The retail scene is a big tent and it's good to see the John Silvias still getting his hands dirty with chain grease.

Wednesday, March 16, 2016

I Don't Take Bike Rides; The Pugsley Takes Me For The Ride

The Surly Pugsley fattie bicycle is a beautiful pedaling machine because it's giant oversized tires can take me anywhere -- everywhere.

I bicycled on pavement from my house to the Atlantic Ocean, then hit the beach to pedal seven miles up the coast from Vero Beach to Wabasso. It was a great workout and I was able to maintain a speed of at least 10 mph in the morning sand the entire way.

Then it was back over the Intracoastal to a funky convenience store on US 1 that has everything from boots to highend craft beers to homemade Mexican food.

And then onto sandy Tropical Trail, a dirt and sand road that hugs the eastern edge of the Intracoastal on the barrier island side.

This tiny Mercedes caught my attention because of the Confederate souvenir plate on the front. There are pickup trucks and Confederate flag gear around here but I haven't seen one on a Mercedes before.

And when I got home check out who is snuggled and sleeping with her new toy.

Tuesday, March 15, 2016

It's Century Time In Florida

The bicycle reacclimation meant my first 100-miler back in Florida.

It was a ride south along the Indian River Drive to Jensen Beach, then an in-land jaunt to Stuart. And then I headed to Stuart Beach and headed north to Vero Beach, where I biked another 10 miles or so to pedal the century.

My High 5 about this ride.

1.. Indian River Drive from Port Pierce to Jensen Beach is amazingly beautiful and serene and even has a few slight ups and downs.

2. It was great to meet this guy -- former Palm Beach Post photographer Paul Milette who is now a state ranger at the sprawling Savannas park between Port St. Lucie and Jensen Beach.
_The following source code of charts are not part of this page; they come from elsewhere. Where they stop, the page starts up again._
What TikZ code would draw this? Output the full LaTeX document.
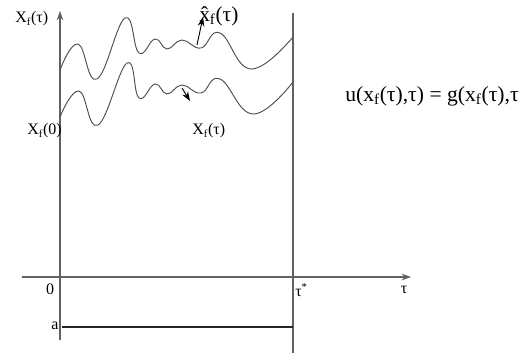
\documentclass[tikz,border=0pt]{standalone}
\usepackage{fontspec}
\setmainfont{Liberation Serif}
\usetikzlibrary{arrows.meta}
\begin{document}
\begin{tikzpicture}[x=0.75pt,y=-0.75pt,
  axis/.style={draw=black!62,line width=0.8pt},
  curve/.style={draw=black!70,line width=0.7pt},
  tip/.style={-{Stealth[length=7pt,width=5pt]}},
  lbl/.style={inner sep=0pt,font=\fontsize{12}{14}\selectfont},
  big/.style={inner sep=0pt,font=\fontsize{16}{18}\selectfont},
  eqf/.style={inner sep=0pt,font=\fontsize{16.2}{19}\selectfont}]
\useasboundingbox (0,0) rectangle (529,353);
% axes
\coordinate (ybot) at (60,340);
\coordinate (ytop) at (60,11);
\coordinate (xl) at (22,277);
\coordinate (xr) at (411,277);
\coordinate (st) at (293,13);
\coordinate (sb) at (293,353);
\coordinate (a0) at (62,327);
\coordinate (a1) at (293,327);
\draw[axis,tip] (ybot) -- (ytop);
\draw[axis,tip] (xl) -- (xr);
\draw[axis] (st) -- (sb);
\draw[line width=0.8pt,black!85] (a0) -- (a1);
% curves
\draw[curve] plot[smooth,tension=0.75] coordinates {(60,70) (78,44) (97,79) (125,18) (139,53) (155,39) (167,49) (182,40) (201,48) (220,33) (251,69) (293,37)};
\draw[curve] plot[smooth,tension=0.75] coordinates {(60,117) (79,91) (98,125) (127,63) (139,98) (155,84) (167,94) (182,85) (201,93) (220,79) (253,114) (293,82)};
% small arrows
\coordinate (u0) at (197,45);
\coordinate (u1) at (203,17);
\coordinate (l0) at (182,88);
\coordinate (l1) at (190,101);
\draw[line width=0.7pt,tip] (u0) -- (u1);
\draw[line width=0.7pt,tip] (l0) -- (l1);
% labels
\node[lbl,anchor=west] (ly) at (15,19) {X\textsubscript{f}(τ)};
\node[lbl,anchor=west] (l0lab) at (27,131) {X\textsubscript{f}(0)};
\node[lbl,anchor=west] (lx) at (192,131) {X\textsubscript{f}(τ)};
\node[big,anchor=west] (lh) at (199,16) {\^{x}\textsubscript{f}(τ)};
\node[eqf,anchor=west] (eq) at (345,96) {u(x\textsubscript{f}(τ),τ) = g(x\textsubscript{f}(τ),τ};
\node[lbl,anchor=center] (zero) at (50,289) {0};
\node[lbl,anchor=center] (la) at (55,326) {a};
\node[lbl,anchor=west] (ts) at (295,290) {τ\textsuperscript{*}};
\node[lbl,anchor=center] (tau) at (404,290) {τ};
\end{tikzpicture}
\end{document}
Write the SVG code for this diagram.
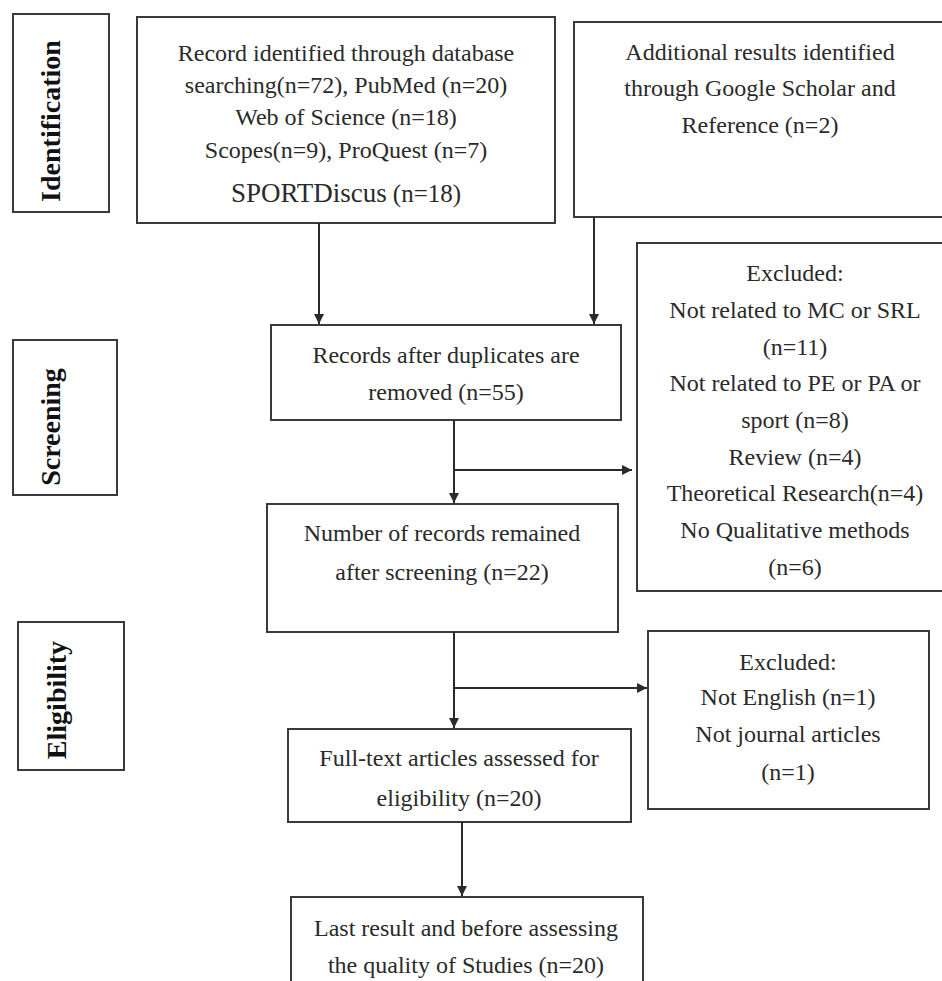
<svg xmlns="http://www.w3.org/2000/svg" width="942" height="981" viewBox="0 0 942 981">
<style>
.box{fill:#fff;stroke:#3a3a3a;stroke-width:2}
.t{font-family:"Liberation Serif","Times New Roman",serif;font-size:24px;fill:#2a2a2a;text-anchor:middle}
.side{font-family:"Liberation Serif","Times New Roman",serif;font-size:28px;font-weight:bold;fill:#111;text-anchor:middle}
.c{fill:none;stroke:#2a2a2a;stroke-width:2}
</style>
<defs>
<marker id="ah" viewBox="0 0 10 10" refX="10" refY="5" markerWidth="5" markerHeight="5" orient="auto" markerUnits="strokeWidth">
<path d="M0,0 L10,5 L0,10 z" fill="#2a2a2a"/>
</marker>
</defs>
<rect width="942" height="981" fill="#fff"/>

<g id="stage-identification">
<rect class="box" x="13" y="14" width="96" height="198"/>
<text class="side" transform="translate(60,121) rotate(-90)">Identification</text>
</g>
<g id="stage-screening">
<rect class="box" x="13" y="340" width="104" height="155"/>
<text class="side" transform="translate(60,427) rotate(-90)">Screening</text>
</g>
<g id="stage-eligibility">
<rect class="box" x="18" y="622" width="106" height="148"/>
<text class="side" transform="translate(66,700) rotate(-90)">Eligibility</text>
</g>

<g id="records-database">
<rect class="box" x="137" y="17" width="418" height="206"/>
<text class="t" x="346" y="61">Record identified through database</text>
<text class="t" x="346" y="93">searching(n=72), PubMed (n=20)</text>
<text class="t" x="346" y="125">Web of Science (n=18)</text>
<text class="t" x="346" y="158">Scopes(n=9), ProQuest (n=7)</text>
<text class="t" x="346" y="202"><tspan font-size="27">SPORTDiscus</tspan> <tspan font-size="25">(n=18)</tspan></text>
</g>

<g id="additional-results">
<rect class="box" x="574" y="22" width="380" height="195"/>
<text class="t" x="760" y="60">Additional results identified</text>
<text class="t" x="760" y="96">through Google Scholar and</text>
<text class="t" x="760" y="133">Reference (n=2)</text>
</g>

<g id="after-duplicates">
<rect class="box" x="271" y="325" width="350" height="95"/>
<text class="t" x="446" y="363">Records after duplicates are</text>
<text class="t" x="446" y="400">removed (n=55)</text>
</g>

<g id="excluded-screening">
<rect class="box" x="637" y="243" width="320" height="348"/>
<text class="t" x="795" y="281">Excluded:</text>
<text class="t" x="795" y="318">Not related to MC or SRL</text>
<text class="t" x="795" y="355">(n=11)</text>
<text class="t" x="795" y="391">Not related to PE or PA or</text>
<text class="t" x="795" y="428">sport (n=8)</text>
<text class="t" x="795" y="465">Review (n=4)</text>
<text class="t" x="795" y="501">Theoretical Research(n=4)</text>
<text class="t" x="795" y="538">No Qualitative methods</text>
<text class="t" x="795" y="575">(n=6)</text>
</g>

<g id="after-screening">
<rect class="box" x="267" y="504" width="351" height="128"/>
<text class="t" x="442" y="541">Number of records remained</text>
<text class="t" x="442" y="580">after screening (n=22)</text>
</g>

<g id="excluded-eligibility">
<rect class="box" x="648" y="631" width="281" height="178"/>
<text class="t" x="788" y="670">Excluded:</text>
<text class="t" x="788" y="705">Not English (n=1)</text>
<text class="t" x="788" y="742">Not journal articles</text>
<text class="t" x="788" y="780">(n=1)</text>
</g>

<g id="full-text">
<rect class="box" x="288" y="729" width="343" height="93"/>
<text class="t" x="459" y="766">Full-text articles assessed for</text>
<text class="t" x="459" y="806">eligibility (n=20)</text>
</g>

<g id="last-result">
<rect class="box" x="291" y="897" width="352" height="100"/>
<text class="t" x="466" y="936">Last result and before assessing</text>
<text class="t" x="466" y="973">the quality of Studies (n=20)</text>
</g>

<g id="connectors">
<path class="c" d="M319,223 V324" marker-end="url(#ah)"/>
<path class="c" d="M594,217 V324" marker-end="url(#ah)"/>
<path class="c" d="M454,420 V503" marker-end="url(#ah)"/>
<path class="c" d="M454,470 H632" marker-end="url(#ah)"/>
<path class="c" d="M454,632 V728" marker-end="url(#ah)"/>
<path class="c" d="M454,688 H647" marker-end="url(#ah)"/>
<path class="c" d="M462,822 V896" marker-end="url(#ah)"/>
</g>
</svg>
3. Paul and his wife Sue have done an amazing job sprucing up a double-wide into a very cool place to live at the park.

4. I have no data or scientific information to back this up but if I had to guess I would say most war re-enactment buffs probably like Donald Trump. Along Indian River Drive.

5. So, I found the best pizza along the 100 miles in Fort Pierce. It's this place on US 1 near the cross road that leads to the Fort Pierce North Causeway. A Taste of Brooklyn in the Publix shopping center on US 1.